##### Given material #####

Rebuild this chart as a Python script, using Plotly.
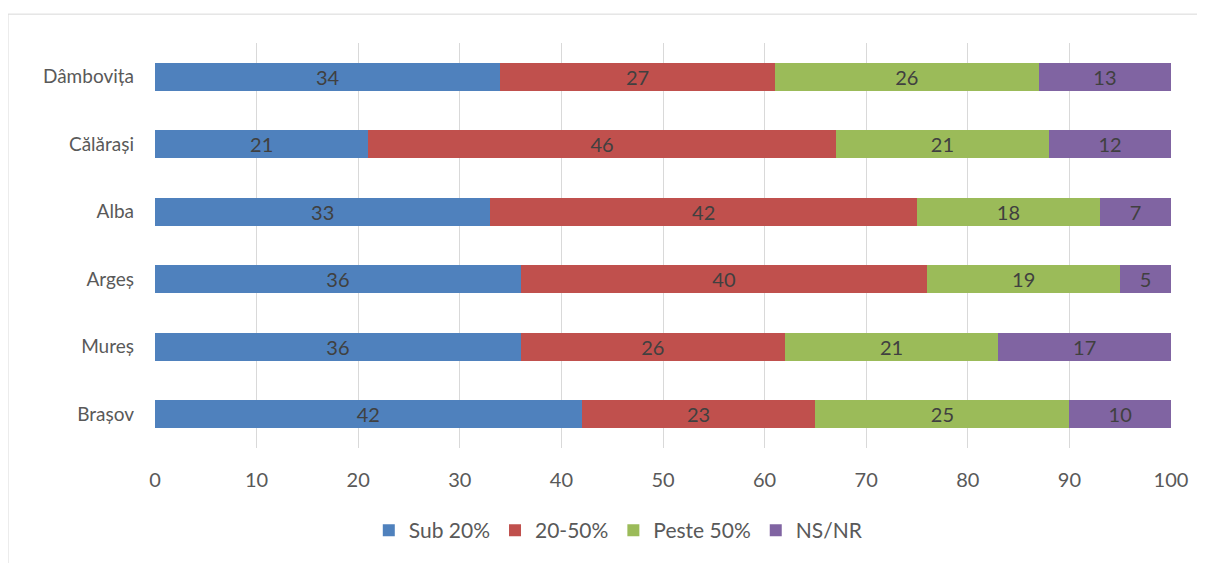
import plotly.graph_objects as go

categories = ["Brașov", "Mureș", "Argeș", "Alba", "Călărași", "Dâmbovița"]
series_names = ["Sub 20%", "20-50%", "Peste 50%", "NS/NR"]
sub20 = [42, 36, 36, 33, 21, 34]
p20_50 = [23, 26, 40, 42, 46, 27]
peste50 = [25, 21, 19, 18, 21, 26]
nsnr = [10, 17, 5, 7, 12, 13]
colors = ["#4f81bd", "#c0504d", "#9bbb59", "#8064a2"]
x_ticks = [0, 10, 20, 30, 40, 50, 60, 70, 80, 90, 100]

FONT = "Lato"

fig = go.Figure()
for name, vals, col in zip(series_names, [sub20, p20_50, peste50, nsnr], colors):
    fig.add_trace(go.Bar(
        y=categories, x=vals, name=name, orientation="h",
        marker=dict(color=col, line=dict(width=0)),
        text=[str(v) for v in vals], textposition="inside",
        insidetextanchor="middle", textangle=0, constraintext="none",
        textfont=dict(color="#404040", size=20, family=FONT),
        width=0.41,
    ))

fig.update_layout(
    barmode="stack",
    width=1197, height=555,
    margin=dict(l=147, r=34, t=35, b=113),
    paper_bgcolor="white", plot_bgcolor="white",
    font=dict(family=FONT, size=20, color="#595959"),
    showlegend=True,
    legend=dict(orientation="h", x=0.456, xanchor="center", y=-0.204, yanchor="middle",
                font=dict(size=21, color="#595959"), traceorder="normal",
                itemwidth=30, itemsizing="constant"),
    uniformtext=dict(mode="show", minsize=10),
)
fig.update_xaxes(range=[0, 100], tickvals=x_ticks, showgrid=True, gridcolor="#d9d9d9",
                 gridwidth=1, zeroline=False, showline=False, ticks="",
                 ticklabelstandoff=18,
                 tickfont=dict(size=20, color="#595959"), fixedrange=True)
fig.update_yaxes(categoryorder="array", categoryarray=categories, showgrid=False,
                 zeroline=False, showline=False, ticks="", ticklabelstandoff=20,
                 tickfont=dict(size=19, color="#595959"))

fig.add_shape(type="rect", xref="paper", yref="paper",
              x0=(0 - 147) / 1016, x1=(1215 - 147) / 1016,
              y0=(442 - 575) / 407, y1=1 + (35 - 6) / 407,
              line=dict(color="#d9d9d9", width=1), layer="below")

fig.write_html("out.html")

#####

Objective:
Return, unchanged, the lines from the first line of the material through the line that holds "import plotly.graph_objects as go", inclusive, omitting pictures.

Solution to this exercise:
Rebuild this chart as a Python script, using Plotly.
import plotly.graph_objects as go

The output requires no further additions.